◆ The request: Select from the data all lines with the word "seaborn".

+++ Data shown

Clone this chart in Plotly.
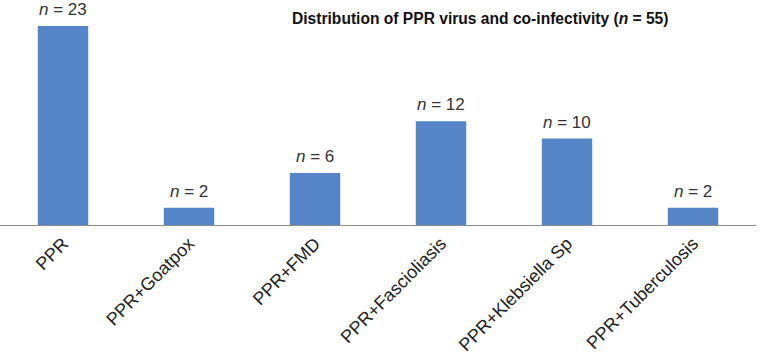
import plotly.graph_objects as go

categories = ["PPR", "PPR+Goatpox", "PPR+FMD", "PPR+Fascioliasis", "PPR+Klebsiella Sp", "PPR+Tuberculosis"]
counts = [23, 2, 6, 12, 10, 2]
title_text = "Distribution of PPR virus and co-infectivity (<i>n</i> = 55)"

fig = go.Figure()
fig.add_trace(go.Bar(
    x=categories, y=counts, width=0.4,
    marker=dict(color="#5584c7", line=dict(width=0)),
    cliponaxis=False,
))
for c, v in zip(categories, counts):
    fig.add_annotation(x=c, y=v, text=f"<i>n</i> = {v}", showarrow=False,
                       yanchor="bottom", yshift=6, borderpad=0,
                       font=dict(family="Liberation Sans, Arial", size=17, color="#333333"))
fig.add_annotation(x=0.635, y=1.0, xref="paper", yref="paper", text="<b>" + title_text + "</b>",
                   showarrow=False, xanchor="center", yanchor="middle", yshift=2,
                   font=dict(family="Liberation Sans, Arial", size=15.6, color="#111111"))

fig.update_layout(
    width=760, height=356,
    margin=dict(l=0, r=4, t=20, b=131),
    paper_bgcolor="white", plot_bgcolor="white",
    showlegend=False,
    xaxis=dict(showline=True, linecolor="#8c8c8c", linewidth=1, ticks="", tickangle=-45,
               automargin=False,
               tickfont=dict(family="Liberation Sans, Arial", size=18, color="#222222"),
               showgrid=False),
    yaxis=dict(range=[0, 23.7], visible=False, showgrid=False, automargin=False),
)
fig.write_html("out.html", config={"displayModeBar": False},
               post_script="document.body.style.margin='0';document.body.style.overflow='hidden';")
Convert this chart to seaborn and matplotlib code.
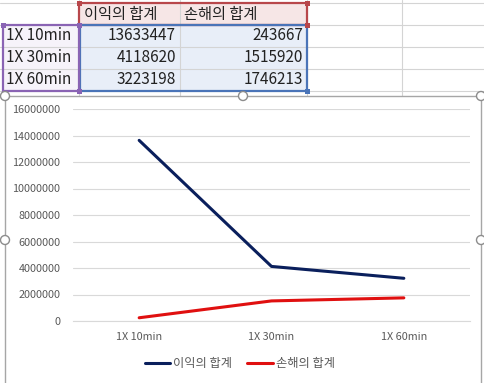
import pandas as pd
import matplotlib
matplotlib.use("Agg")
import matplotlib.pyplot as plt
from matplotlib.patches import Rectangle, Circle
import seaborn as sns

# ------------------------
# data (pivot table values)
categories = ["1X 10min", "1X 30min", "1X 60min"]
profit_sum = [13633447, 4118620, 3223198]
loss_sum = [243667, 1515920, 1746213]
series_names = ["이익의 합계", "손해의 합계"]
y_ticks = [0, 2000000, 4000000, 6000000, 8000000, 10000000, 12000000, 14000000, 16000000]

sns.set_theme(style="white")
plt.rcParams['font.family'] = ['Noto Sans CJK KR', 'DejaVu Sans']

df = pd.DataFrame({
    "구간": categories * 2,
    "값": profit_sum + loss_sum,
    "계열": [series_names[0]] * 3 + [series_names[1]] * 3,
})

W, H = 484, 383
fig = plt.figure(figsize=(W / 100, H / 100), dpi=100)
fig.patch.set_facecolor("white")

# background: spreadsheet cells (pixel coordinates)
bg = fig.add_axes([0, 0, 1, 1])
bg.set_xlim(0, W)
bg.set_ylim(H, 0)
bg.axis("off")

grid_c = "#d4d4d4"
row_edges = [3, 25, 47, 69, 91]
col_edges = [79, 180, 307, 402]
for y in row_edges:
    bg.plot([0, W], [y, y], color=grid_c, lw=0.8, zorder=1)
for x in col_edges:
    bg.plot([x, x], [0, 96], color=grid_c, lw=0.8, zorder=1)

# fills
bg.add_patch(Rectangle((79, 3), 228, 22, facecolor="#f6e6e6", edgecolor="none", zorder=0.5))
bg.add_patch(Rectangle((79, 25), 228, 66, facecolor="#e8eef8", edgecolor="none", zorder=0.5))
bg.add_patch(Rectangle((3, 25), 76, 66, facecolor="#f6f3fa", edgecolor="none", zorder=0.5))

# selection borders
bg.add_patch(Rectangle((79, 3), 228, 22, facecolor="none", edgecolor="#b8474b", lw=1.6, zorder=3))
bg.add_patch(Rectangle((80, 25), 227, 66, facecolor="none", edgecolor="#4a74b8", lw=1.6, zorder=3))
bg.add_patch(Rectangle((3, 25), 76, 66, facecolor="none", edgecolor="#8a64b4", lw=1.6, zorder=3))
for (x, y, c) in [(79, 3, "#b8474b"), (307, 3, "#b8474b"), (79, 25, "#b8474b"),
                  (307, 25, "#b8474b"), (3, 25, "#8a64b4"), (79, 25, "#8a64b4"),
                  (79, 91, "#8a64b4"), (307, 91, "#4a74b8")]:
    bg.add_patch(Rectangle((x - 2.5, y - 2.5), 5, 5, facecolor=c, edgecolor="none", zorder=4))

# cell text
bg.text(84, 14, series_names[0], fontsize=11, va="center", ha="left", color="#222222", zorder=5)
bg.text(184, 14, series_names[1], fontsize=11, va="center", ha="left", color="#222222", zorder=5)
for i, cat in enumerate(categories):
    yc = 36 + 22 * i
    bg.text(6, yc, cat, fontsize=11, va="center", ha="left", color="#222222", zorder=5)
    bg.text(176, yc, str(profit_sum[i]), fontsize=11, va="center", ha="right", color="#222222", zorder=5)
    bg.text(303, yc, str(loss_sum[i]), fontsize=11, va="center", ha="right", color="#222222", zorder=5)

# chart area
bg.add_patch(Rectangle((5, 96), 476, 300, facecolor="white", edgecolor="#a6a6a6", lw=1.0, zorder=6))
for (x, y) in [(5, 96), (243, 96), (481, 96), (5, 240), (481, 240)]:
    bg.add_patch(Circle((x, y), 4.5, facecolor="white", edgecolor="#8c8c8c", lw=1.0, zorder=7))

# ------------------------
# line chart
ax = fig.add_axes([73 / W, 1 - 321 / H, (470 - 73) / W, (321 - 109) / H])
ax.set_zorder(10)
ax.patch.set_alpha(0)
sns.lineplot(data=df, x="구간", y="값", hue="계열", ax=ax,
             palette=["#0a1f5c", "#e01010"], linewidth=2.2, sort=False)

ax.set_xlim(-0.5, 2.5)
ax.set_ylim(0, 16000000)
ax.set_yticks(y_ticks)
ax.set_yticklabels([str(v) for v in y_ticks])
ax.yaxis.grid(True, color="#d9d9d9", lw=0.8)
ax.set_axisbelow(True)
for s in ["top", "right", "left"]:
    ax.spines[s].set_visible(False)
ax.spines["bottom"].set_color("#d9d9d9")
ax.spines["bottom"].set_linewidth(0.8)
ax.tick_params(axis="both", length=0, labelsize=7.8, labelcolor="#595959")
ax.tick_params(axis="y", pad=9)
ax.tick_params(axis="x", pad=8)
ax.set_xlabel("")
ax.set_ylabel("")

handles, labels = ax.get_legend_handles_labels()
ax.legend(handles, labels, loc="center", bbox_to_anchor=(0.42, -0.2), ncol=2,
          frameon=False, fontsize=8.8, handlelength=2.1, columnspacing=1.2,
          handletextpad=0.25, labelcolor="#595959")

fig.savefig("out.png", dpi=100)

++++++

◆ Correct output:
Convert this chart to seaborn and matplotlib code.
import seaborn as sns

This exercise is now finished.